Records from a dataset

------------------------------

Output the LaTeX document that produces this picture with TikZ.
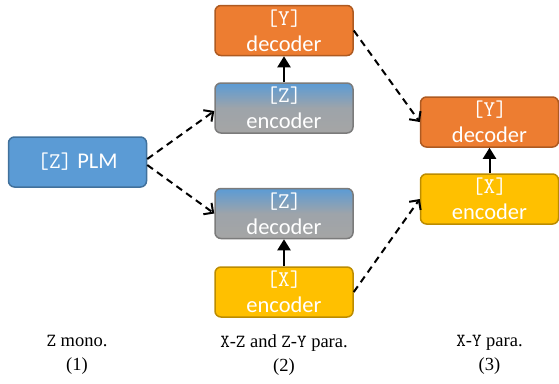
\documentclass[tikz,border=0pt]{standalone}
\usepackage{fontspec}
\setmainfont{Liberation Serif}
\newfontfamily\calib{Carlito}
\usetikzlibrary{arrows.meta}
\definecolor{plmblue}{HTML}{5B9BD5}
\definecolor{plmbluedk}{HTML}{41719C}
\definecolor{dorange}{HTML}{ED7D31}
\definecolor{dorangedk}{HTML}{AE5A21}
\definecolor{eyellow}{HTML}{FFC000}
\definecolor{eyellowdk}{HTML}{BC8C00}
\definecolor{zgray}{HTML}{A5A5A5}
\definecolor{zgraydk}{HTML}{7B7B7B}

\begin{document}
\begin{tikzpicture}[x=1pt, y=-1pt,
    box/.style={draw, line width=1.5pt, rounded corners=6pt, minimum width=138pt,
      minimum height=50pt, inner sep=0pt, align=center, text=white,
      font=\calib\fontsize{22.5}{26}\selectfont},
    plmbox/.style={box, fill=plmblue, draw=plmbluedk},
    decbox/.style={box, fill=dorange, draw=dorangedk},
    encbox/.style={box, fill=eyellow, draw=eyellowdk},
    zbox/.style={box, top color=plmblue, bottom color=zgray, middle color=zgray!90!plmblue, draw=zgraydk},
    dasharrow/.style={line width=2pt, dash pattern=on 7pt off 5pt, -{Straight Barb[length=7pt,width=14pt]}},
    solidarrow/.style={line width=2pt, -{Triangle[length=11pt,width=13pt]}},
    caption/.style={align=center, font=\fontsize{18.5}{24}\selectfont}]
  \useasboundingbox (0,0) rectangle (559,383);

  % (1)
  \node[plmbox] (plm) at (77.5,162) {{\ttfamily[Z]} PLM};
  % (2)
  \node[decbox] (ydec) at (284,30.5) {{\ttfamily[Y]}\\decoder};
  \node[zbox] (zenc) at (284,108) {{\ttfamily[Z]}\\encoder};
  \node[zbox] (zdec) at (284,213.5) {{\ttfamily[Z]}\\decoder};
  \node[encbox] (xenc) at (284,292) {{\ttfamily[X]}\\encoder};
  % (3)
  \node[decbox] (ydecr) at (489.5,122) {{\ttfamily[Y]}\\decoder};
  \node[encbox] (xencr) at (489.5,199) {{\ttfamily[X]}\\encoder};

  \draw[solidarrow] (zenc) -- (ydec);
  \draw[solidarrow] (xenc) -- (zdec);
  \draw[solidarrow] (xencr) -- (ydecr);

  \draw[dasharrow] (plm.east) ++(0,-3) -- ([yshift=-3pt]zenc.west);
  \draw[dasharrow] (plm.east) ++(0,3) -- (zdec.west);
  \draw[dasharrow] (ydec.east) -- (ydecr.west);
  \draw[dasharrow] (xenc.east) -- (xencr.west);

  \node[caption] (capa) at (77,355) {\texttt{Z} mono.\\(1)};
  \node[caption] (capb) at (284,355) {\texttt{X}-\texttt{Z} and \texttt{Z}-\texttt{Y} para.\\(2)};
  \node[caption] (capc) at (489.5,355) {\texttt{X}-\texttt{Y} para.\\(3)};
\end{tikzpicture}
\end{document}
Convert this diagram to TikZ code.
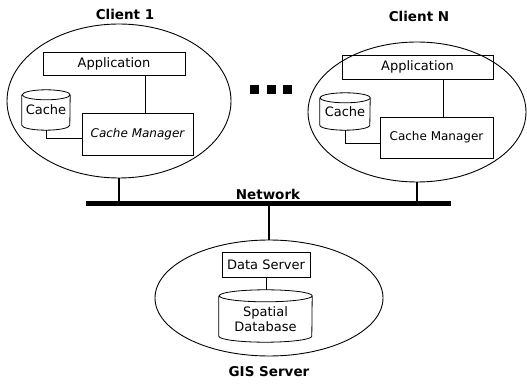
\documentclass[tikz,border=0pt]{standalone}
\usepackage{fontspec}
\setmainfont{DejaVu Sans}
\usetikzlibrary{shapes.geometric,calc}

% cylinder outline drawn round a node: node name, half width, cap half-height
\newcommand\drum[3]{%
  \draw[boxline] ([yshift=-#3pt]#1.north west) -- ([yshift=#3pt]#1.south west)
    arc[start angle=180,end angle=360,x radius=#2pt,y radius=#3pt]
    -- ([yshift=-#3pt]#1.north east)
    arc[start angle=0,end angle=360,x radius=#2pt,y radius=#3pt];}

\begin{document}
\begin{tikzpicture}[x=1pt,y=1pt,
  boxline/.style={line width=0.8pt},
  box/.style={draw,boxline,rectangle,inner sep=0pt,font=\fontsize{13}{15}\selectfont},
  drumtext/.style={inner sep=0pt,font=\fontsize{13}{15}\selectfont,align=center},
  host/.style={draw,ellipse,line width=0.9pt,inner sep=0pt},
  title/.style={font=\bfseries\fontsize{13.5}{15}\selectfont},
  tap/.style={line width=2.2pt},
  bus/.style={line width=5pt},
  dot/.style={fill,rectangle,minimum size=9pt,inner sep=0pt}]
\useasboundingbox (0,0) rectangle (527,-387);

% client 1
\node[host,minimum width=224pt,minimum height=154pt] (c1) at (119,-101) {};
\node[title] (t1) at (125,-14) {Client 1};
\node[box,minimum width=142pt,minimum height=23pt] (app1) at (114,-63.5) {Application};
\node[box,minimum width=111pt,minimum height=42pt,font=\itshape\fontsize{12}{14}\selectfont] (mgr1) at (137.5,-134) {Cache Manager};
\node[drumtext,minimum width=48pt,minimum height=40pt] (cache1) at (46,-110) {Cache};
\drum{cache1}{24}{5}
\draw[boxline] ([xshift=31pt]app1.south) -- ([xshift=31pt]app1.south |- mgr1.north);
\draw[boxline] (cache1.south) |- ([yshift=-4pt]mgr1.west);

% client N
\node[host,minimum width=218pt,minimum height=140pt] (cN) at (417,-112) {};
\node[title] (tN) at (419,-16) {Client N};
\node[box,minimum width=151pt,minimum height=24pt] (appN) at (417.5,-67) {Application};
\node[box,minimum width=113pt,minimum height=41pt,font=\fontsize{12}{14}\selectfont] (mgrN) at (436.5,-137.5) {Cache Manager};
\node[drumtext,minimum width=50pt,minimum height=37pt] (cacheN) at (345,-111.5) {Cache};
\drum{cacheN}{25}{5}
\draw[boxline] ([xshift=25.5pt]appN.south) -- ([xshift=25.5pt]appN.south |- mgrN.north);
\draw[boxline] (cacheN.south) |- ([yshift=-5.5pt]mgrN.west);

% dots between the clients
\node[dot] (d1) at (254.5,-89.5) {};
\node[dot] (d2) at (271,-89.5) {};
\node[dot] (d3) at (287.5,-89.5) {};

% GIS server
\node[host,minimum width=228pt,minimum height=116pt] (gis) at (269,-298) {};
\node[title] (tg) at (269,-372) {GIS Server};
\node[box,minimum width=88pt,minimum height=25pt] (ds) at (266,-264.5) {Data Server};
\node[minimum width=93pt,minimum height=52pt,inner sep=0pt] (db) at (265.5,-316) {};
\drum{db}{46.5}{6}
\node[drumtext] (dbtxt) at ([yshift=-3pt]db.center) {Spatial\\Database};
\draw[boxline] (ds.south) -- (ds.south |- db.north);

% network bus
\coordinate (nL) at (86,-204);
\coordinate (nR) at (451,-204);
\draw[bus] (nL) -- (nR);
\node[title] (net) at (268,-194) {Network};
\draw[tap] (c1.south) -- (c1.south |- nL);
\draw[tap] (cN.south) -- (cN.south |- nL);
\draw[tap] (gis.north) -- (gis.north |- nL);
\end{tikzpicture}
\end{document}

------------------------------

> _WRITTEN EXERCISE_
Using the entries above, repeat exactly the lines from the one with "Convert this diagram to TikZ code." to the one with "(0,0) rectangle (527,-387);", both included, and leave the pictures behind.

> _ANSWER IN FULL_
Convert this diagram to TikZ code.
\documentclass[tikz,border=0pt]{standalone}
\usepackage{fontspec}
\setmainfont{DejaVu Sans}
\usetikzlibrary{shapes.geometric,calc}

% cylinder outline drawn round a node: node name, half width, cap half-height
\newcommand\drum[3]{%
  \draw[boxline] ([yshift=-#3pt]#1.north west) -- ([yshift=#3pt]#1.south west)
    arc[start angle=180,end angle=360,x radius=#2pt,y radius=#3pt]
    -- ([yshift=-#3pt]#1.north east)
    arc[start angle=0,end angle=360,x radius=#2pt,y radius=#3pt];}

\begin{document}
\begin{tikzpicture}[x=1pt,y=1pt,
  boxline/.style={line width=0.8pt},
  box/.style={draw,boxline,rectangle,inner sep=0pt,font=\fontsize{13}{15}\selectfont},
  drumtext/.style={inner sep=0pt,font=\fontsize{13}{15}\selectfont,align=center},
  host/.style={draw,ellipse,line width=0.9pt,inner sep=0pt},
  title/.style={font=\bfseries\fontsize{13.5}{15}\selectfont},
  tap/.style={line width=2.2pt},
  bus/.style={line width=5pt},
  dot/.style={fill,rectangle,minimum size=9pt,inner sep=0pt}]
\useasboundingbox (0,0) rectangle (527,-387);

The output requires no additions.